Conclusion: The Soviets pushed the Romanians back for several kilometers but could not force a total breakthrough. The 18th Infantry was exhausted, but still able to put up a fight in prepared positions. German and Romanian reinforcements would counter-attack the next day.

Crimean Counter-Attack

28 February 1942: Following their defeat on the 27th, the Romanian 18th Infantry Division re-grouped for a counterattack the next day, bolstered by a German regiment. The Soviets, meanwhile, saw their success as only the first stage in a breakout into the Crimea, and planned even greater advances.

Conclusion: The allied attack made very little progress, as neither command proved very willing to support the other. German troops briefly occupied the village of Kiet, but the Soviets kicked them back out in the afternoon.

Crimean Shield

20 March 1942: When the new 22nd Panzer Division arrived in the Crimea in the spring of 1942, army commander Erich von Manstein ordered it to hurry to the front for an immediate attack on the Soviets holding the Kerch peninsula. So far, the Germans had deployed no panzer units on the Crimean front, and the army command seems to have hoped to catch the Red Army by surprise.
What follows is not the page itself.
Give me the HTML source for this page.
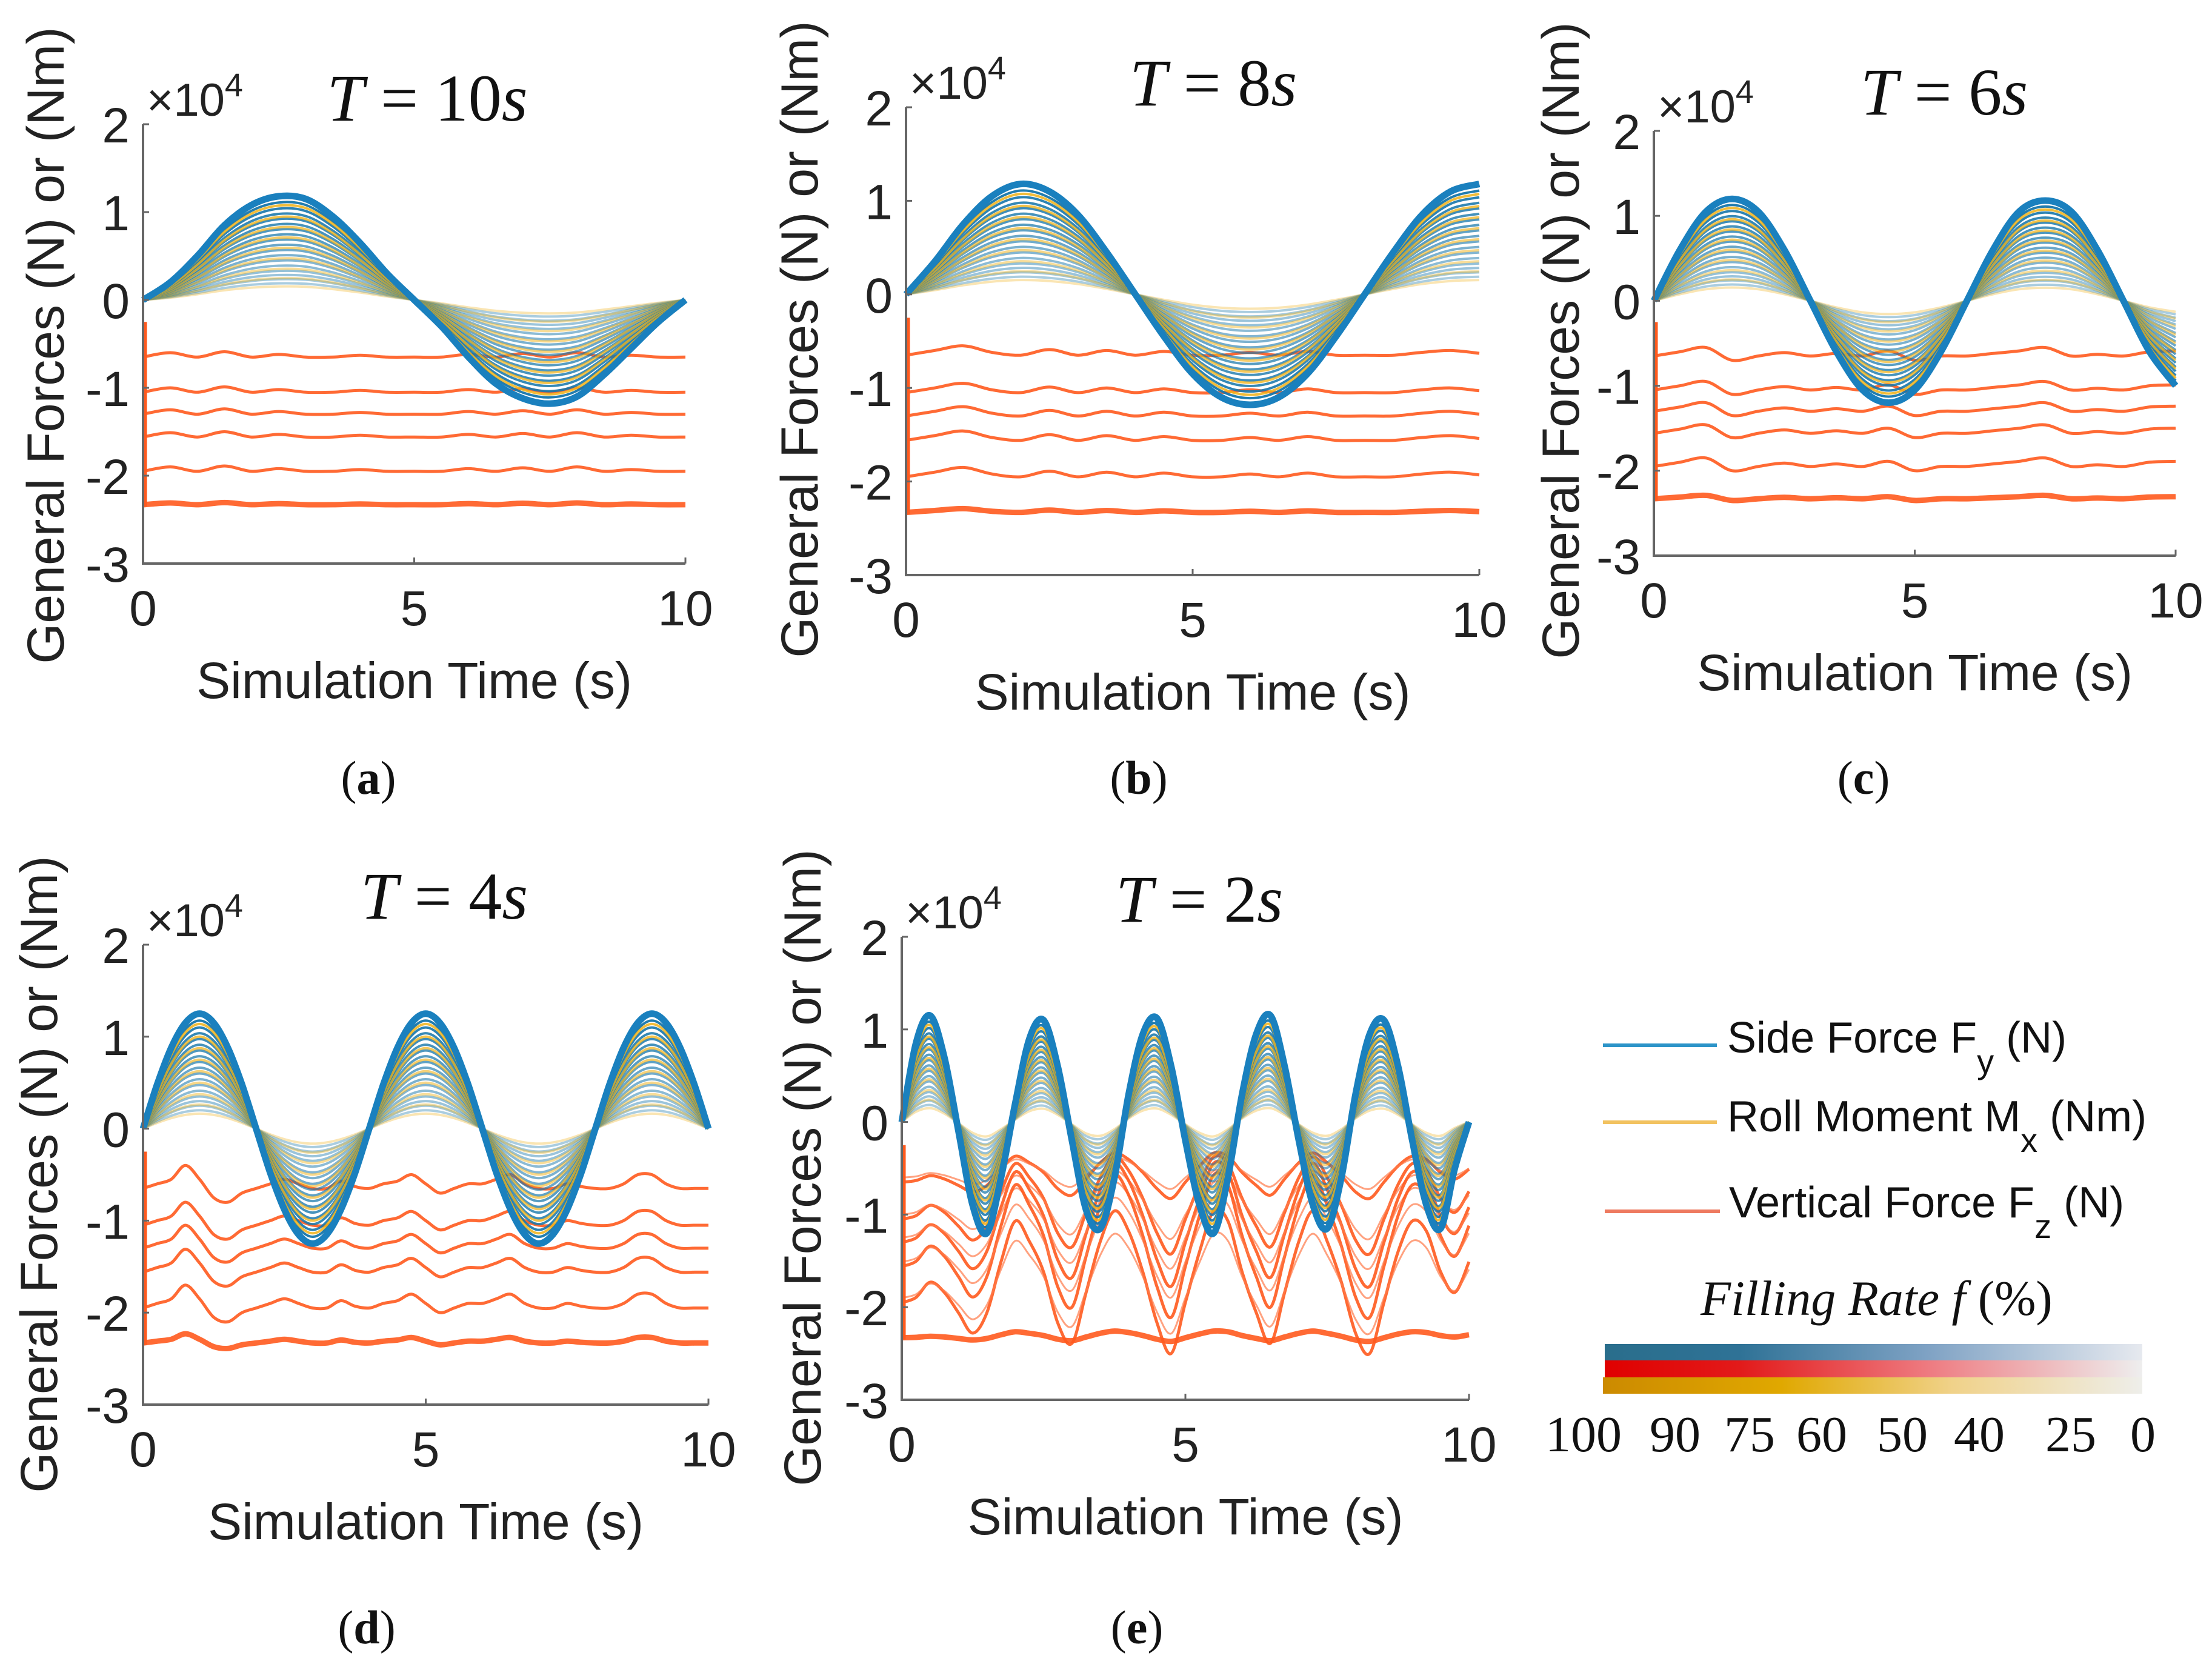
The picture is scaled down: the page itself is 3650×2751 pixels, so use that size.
<!DOCTYPE html>
<html><head><meta charset="utf-8"><style>
html,body{margin:0;padding:0;background:#fff;}
svg{display:block;}
text{font-family:"Liberation Sans",sans-serif;}
.serif{font-family:"Liberation Serif",serif;}
</style></head>
<body>
<svg id="fig" xmlns="http://www.w3.org/2000/svg" width="3650" height="2751" viewBox="0 0 3650 2751">
<defs>
<linearGradient id="gBlue" x1="0" x2="1" y1="0" y2="0"><stop offset="0" stop-color="#2a6e8c"/><stop offset="0.25" stop-color="#2f7296"/><stop offset="0.6" stop-color="#7fa2c4"/><stop offset="1" stop-color="#e6e9ef"/></linearGradient>
<linearGradient id="gRed" x1="0" x2="1" y1="0" y2="0"><stop offset="0" stop-color="#e00000"/><stop offset="0.25" stop-color="#e21a1a"/><stop offset="0.6" stop-color="#ee7a80"/><stop offset="1" stop-color="#eeeeee"/></linearGradient>
<linearGradient id="gGold" x1="0" x2="1" y1="0" y2="0"><stop offset="0" stop-color="#cc8a00"/><stop offset="0.33" stop-color="#e0a800"/><stop offset="0.65" stop-color="#f0d28a"/><stop offset="1" stop-color="#eeeeea"/></linearGradient>
</defs>
<g id="plots"></g>
<g id="legend">
  <line x1="2645" y1="1725" x2="2833" y2="1725" stroke="#2c94c8" stroke-width="6"/>
  <text x="2850" y="1737" font-size="72" fill="#111">Side Force F<tspan font-size="56" dy="34">y</tspan><tspan dy="-34"> (N)</tspan></text>
  <line x1="2645" y1="1852" x2="2833" y2="1852" stroke="#f2c260" stroke-width="6"/>
  <text x="2850" y="1867" font-size="72" fill="#111">Roll Moment M<tspan font-size="56" dy="34">x</tspan><tspan dy="-34"> (Nm)</tspan></text>
  <line x1="2648" y1="1999" x2="2838" y2="1999" stroke="#ee7a60" stroke-width="6"/>
  <text x="2853" y="2009" font-size="72" fill="#111">Vertical Force F<tspan font-size="56" dy="34">z</tspan><tspan dy="-34"> (N)</tspan></text>
  <text class="serif" x="2806" y="2170" font-size="82" font-style="italic" fill="#111">Filling Rate f <tspan font-style="normal">(%)</tspan></text>
  <rect x="2648" y="2218" width="887" height="27" fill="url(#gBlue)"/>
  <rect x="2648" y="2245" width="887" height="28" fill="url(#gRed)"/>
  <rect x="2645" y="2273" width="890" height="27" fill="url(#gGold)"/>
  <g id="cbticks"></g>
</g>
</svg>
<script>
// ---- data ----
const fillRateLabels = ["100","90","75","60","50","40","25","0"];
const xTickValues = [0,5,10];
const yTickValues = [2,1,0,-1,-2,-3];
const periodLabels = ["10","8","6","4","2"];
const panelLetters = ["a","b","c","d","e"];
const timeHalf = [0,0.5,1,1.5,2,2.5,3,3.5,4,4.5,5,5.5,6,6.5,7,7.5,8,8.5,9,9.5,10];
const timeQuarter = [0,0.25,0.5,0.75,1,1.25,1.5,1.75,2,2.25,2.5,2.75,3,3.25,3.5,3.75,4,4.25,4.5,4.75,5,5.25,5.5,5.75,6,6.25,6.5,6.75,7,7.25,7.5,7.75,8,8.25,8.5,8.75,9,9.25,9.5,9.75,10];
const envA = [0,0.2,0.5,0.85,1.08,1.18,1.15,0.95,0.65,0.3,0,-0.3,-0.65,-0.95,-1.12,-1.18,-1.1,-0.85,-0.55,-0.25,0];
const envB = [0,0.35,0.75,1.05,1.18,1.1,0.85,0.45,0,-0.45,-0.85,-1.1,-1.18,-1.1,-0.85,-0.45,0,0.45,0.85,1.1,1.18];
const envC = [0,0.6,1.05,1.2,1.05,0.6,0,-0.6,-1.05,-1.2,-1.05,-0.6,0,0.6,1.05,1.18,1.05,0.6,0,-0.6,-1.0];
const envD = [0,0.48,0.88,1.15,1.25,1.15,0.88,0.48,0,-0.48,-0.88,-1.15,-1.25,-1.15,-0.88,-0.48,0,0.48,0.88,1.15,1.25,1.15,0.88,0.48,0,-0.48,-0.88,-1.15,-1.25,-1.15,-0.88,-0.48,0,0.48,0.88,1.15,1.25,1.15,0.88,0.48,0];
const envE = [0,0.85,1.15,0.7,-0.1,-0.9,-1.2,-0.6,0.2,0.9,1.1,0.6,-0.2,-0.95,-1.15,-0.6,0.3,0.95,1.12,0.6,-0.2,-0.9,-1.2,-0.6,0.3,0.95,1.15,0.6,-0.2,-0.9,-1.15,-0.6,0.3,0.95,1.1,0.6,-0.2,-0.9,-1.15,-0.5,0];
const orangeLevels = [-0.65,-1.05,-1.30,-1.56,-1.95,-2.33];
const rippleA = [0,0.05,0,0.06,0,0.03,0,0,0.02,0,0,0,0.03,0,0.04,0,0.05,0,0.02,0,0];
const rippleB = [0,0.05,0.1,0.03,0,0.06,0,0.05,0,0.04,0,0,0.03,0,0.04,0,0,0,0.03,0.05,0.02];
const rippleC = [0,0.05,0.1,-0.05,0,0.04,0,0.03,0,0.06,-0.05,0,0,0.03,0.06,0.1,0,0.02,0,0.05,0.06];
const rippleD = [0,0.05,0.1,0.25,0.1,-0.1,-0.15,-0.05,0,0.05,0.1,0.05,0,0,0.08,0.02,0,0.05,0.08,0.15,0.05,-0.05,0,0.05,0.05,0.1,0.15,0.05,0,0,0.05,0.02,0,0,0.05,0.15,0.15,0.05,0,0,0];
const rippleE = [0,0.05,0.2,0.1,-0.1,-0.3,-0.1,0.4,0.8,0.6,0.3,-0.2,-0.4,0.1,0.6,0.9,0.7,0.3,-0.2,-0.5,0,0.5,0.9,0.8,0.3,-0.1,-0.4,0.1,0.6,0.9,0.6,0.2,-0.3,-0.5,0,0.5,0.8,0.7,0.3,0.1,0.4];
const rippleScaleE = [0.35,0.75,0.95,1.1,1.1,0.08];
const fillFactors = [1,0.94,0.88,0.83,0.78,0.73,0.68,0.63,0.58,0.53,0.48,0.43,0.38,0.33,0.28,0.24,0.2,0.16];
// ---- layout ----
const layout = [
 {L:236,R:1131,T:205,B:930,ylx:75,yly:570,titleX:705,titleY:195,labX:608,labY:1310,env:envA,time:timeHalf,rip:rippleA},
 {L:1495,R:2441,T:177,B:949,ylx:1319,yly:560,titleX:2002,titleY:170,labX:1879,labY:1310,env:envB,time:timeHalf,rip:rippleB},
 {L:2729,R:3590,T:216,B:917,ylx:2575,yly:562,titleX:3208,titleY:185,labX:3075,labY:1310,env:envC,time:timeHalf,rip:rippleC},
 {L:236,R:1169,T:1559,B:2318,ylx:64,yly:1938,titleX:733,titleY:1512,labX:605,labY:2712,env:envD,time:timeQuarter,rip:rippleD},
 {L:1488,R:2424,T:1546,B:2310,ylx:1324,yly:1927,titleX:1979,titleY:1517,labX:1876,labY:2712,env:envE,time:timeQuarter,rip:rippleE}
];
const NS="http://www.w3.org/2000/svg";
function mk(tag,attrs,parent){const e=document.createElementNS(NS,tag);for(const k in attrs)e.setAttribute(k,attrs[k]);if(parent)parent.appendChild(e);return e;}
function smooth(pts){let d="M"+pts[0][0].toFixed(1)+","+pts[0][1].toFixed(1);
 for(let i=0;i<pts.length-1;i++){const p0=pts[Math.max(0,i-1)],p1=pts[i],p2=pts[i+1],p3=pts[Math.min(pts.length-1,i+2)];
  const c1=[p1[0]+(p2[0]-p0[0])/6,p1[1]+(p2[1]-p0[1])/6],c2=[p2[0]-(p3[0]-p1[0])/6,p2[1]-(p3[1]-p1[1])/6];
  d+="C"+c1[0].toFixed(1)+","+c1[1].toFixed(1)+" "+c2[0].toFixed(1)+","+c2[1].toFixed(1)+" "+p2[0].toFixed(1)+","+p2[1].toFixed(1);}
 return d;}
const root=document.getElementById('plots');
layout.forEach((p,pi)=>{
 const g=mk('g',{},root);
 
 
 const xs=t=>p.L+(t/10)*(p.R-p.L);
 const ys=v=>p.B-((v+3)/5)*(p.B-p.T);
 orangeLevels.forEach((lv,li)=>{
  const sc = pi===4 ? rippleScaleE[li] : (li===5?0.4:1);
  const pts=p.time.map((t,i)=>[xs(t),ys(lv+p.rip[i]*sc)]);
  const path=mk('path',{d:smooth(pts),fill:'none',stroke:'#ff5a1e','stroke-width':li===5?9:5,'stroke-opacity':0.9},g);
  
  
  if(pi===4 && li<5){
   const pts2=p.time.map((t,i)=>[xs(t),ys(lv+p.rip[i]*sc*0.7+0.05)]);
   const p2=mk('path',{d:smooth(pts2),fill:'none',stroke:'#ff7a4a','stroke-width':3,'stroke-opacity':0.7},g);
   
   
  }
 });
 const vline=mk('line',{x1:xs(0)+3,x2:xs(0)+3,y1:ys(-0.25),y2:ys(-2.35),stroke:'#ff5a1e','stroke-width':7},g);
 
 
 for(let k=fillFactors.length-1;k>=1;k--){
  const f=fillFactors[k];
  const op=0.25+0.75*f;
  const ptsB=p.time.map((t,i)=>[xs(t),ys(p.env[i]*f)]);
  const pb=mk('path',{d:smooth(ptsB),fill:'none',stroke:'#1877ab','stroke-width':4,'stroke-opacity':op},g);
  
  
  if(k%2===1){
   const fy=f-0.03;
   const ptsY=p.time.map((t,i)=>[xs(t),ys(p.env[i]*fy)]);
   const py=mk('path',{d:smooth(ptsY),fill:'none',stroke:'#f0b21a','stroke-width':4,'stroke-opacity':op*0.9},g);
   
   
  }
 }
 const ptsO=p.time.map((t,i)=>[xs(t),ys(p.env[i]*fillFactors[0])]);
 const po=mk('path',{d:smooth(ptsO),fill:'none',stroke:'#1a80be','stroke-width':11},g);
 
 
 const ax=mk('path',{d:`M${p.L},${p.T}V${p.B}H${p.R}`,fill:'none',stroke:'#666','stroke-width':4},g);
 
 
 xTickValues.forEach(v=>{
  mk('line',{x1:xs(v),x2:xs(v),y1:p.B,y2:p.B-10,stroke:'#666','stroke-width':3},g);
  const t=mk('text',{x:xs(v),y:p.B+102,'font-size':82,'text-anchor':'middle',fill:'#222'},g);
  t.textContent=v;
  
  
 });
 yTickValues.forEach(v=>{
  mk('line',{x1:p.L,x2:p.L+10,y1:ys(v),y2:ys(v),stroke:'#666','stroke-width':3},g);
  const t=mk('text',{x:p.L-22,y:ys(v)+30,'font-size':82,'text-anchor':'end',fill:'#222'},g);
  t.textContent=v;
  
  
 });
 const ex=mk('text',{x:p.L+6,y:p.T-14,'font-size':76,fill:'#222'},g);
 ex.innerHTML='×10<tspan font-size="54" dy="-32">4</tspan>';
 
 
 const xt=mk('text',{x:(p.L+p.R)/2,y:p.B+222,'font-size':84,'text-anchor':'middle',fill:'#222'},g);
 xt.textContent='Simulation Time (s)';
 
 
 const yt=mk('text',{x:0,y:0,'font-size':86,'text-anchor':'middle',fill:'#222',transform:`translate(${p.ylx+30},${p.yly}) rotate(-90)`},g);
 yt.textContent='General Forces (N) or (Nm)';
 
 
 const tt=mk('text',{x:p.titleX,y:p.titleY+4,'font-size':110,'text-anchor':'middle',fill:'#111','class':'serif'},g);
 tt.innerHTML='<tspan font-style="italic">T</tspan> = '+periodLabels[pi]+'<tspan font-style="italic">s</tspan>';
 
 
 const lb=mk('text',{x:p.labX,y:p.labY,'font-size':78,'text-anchor':'middle',fill:'#111','class':'serif'},g);
 lb.innerHTML='(<tspan font-weight="bold">'+panelLetters[pi]+'</tspan>)';
 
 
});
const cbx=[2613,2764,2887,3006,3139,3266,3417,3536];
const cbg=document.getElementById('cbticks');
fillRateLabels.forEach((s,i)=>{
 const t=mk('text',{x:cbx[i],y:2395,'font-size':84,'text-anchor':'middle',fill:'#111','class':'serif'},cbg);
 t.textContent=s;
 
 
});
</script>
</body></html>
Conclusion: The newest German panzer division collapsed at its first taste of combat, reeling back without doing much damage to the Soviets. Manstein quickly withdrew it for what he called “rest” in his post-war memoirs but actually consisted of the large-unit training the division should have had before leaving Germany. None of the panzer divisions formed after the invasion of the Soviet Union performed very well, though 22nd proved to be the worst of the lot, as the front-line units called on to provide cadres gleefully dumped their incompetents and malcontents on the new units.

Tank Battle at Parpach

9 May 1942: The German “Operation Trappenjagd,” designed to drive the Soviet Crimean Front completely off the Kerch peninsula, got off on 8 May and penetrated the Soviet lines at several points. Only then was the 22nd Panzer Division re-introduced to combat, striking through a gap in the Soviet lines already opened by the three infantry divisions of XXX Corps. The first part of the plan went off as scheduled, but then the Crimean Front flung a powerful tank-supported counterattack against the hard-luck panzer division.

Conclusion: The Soviet attack shook the 22nd Panzer Division and brought its advance to a grinding halt less than a day after it began. However, it served as a useful diversion (though it had not been intended this way) as the Romanian-German combined “Groddek” Brigade of motorized units, commanded by Romanian Col. Radu Korne, shot through the gap opened by the attack against the 22nd and totally disrupted the Soviet position. “Trappenjagd” would be an overwhelming success.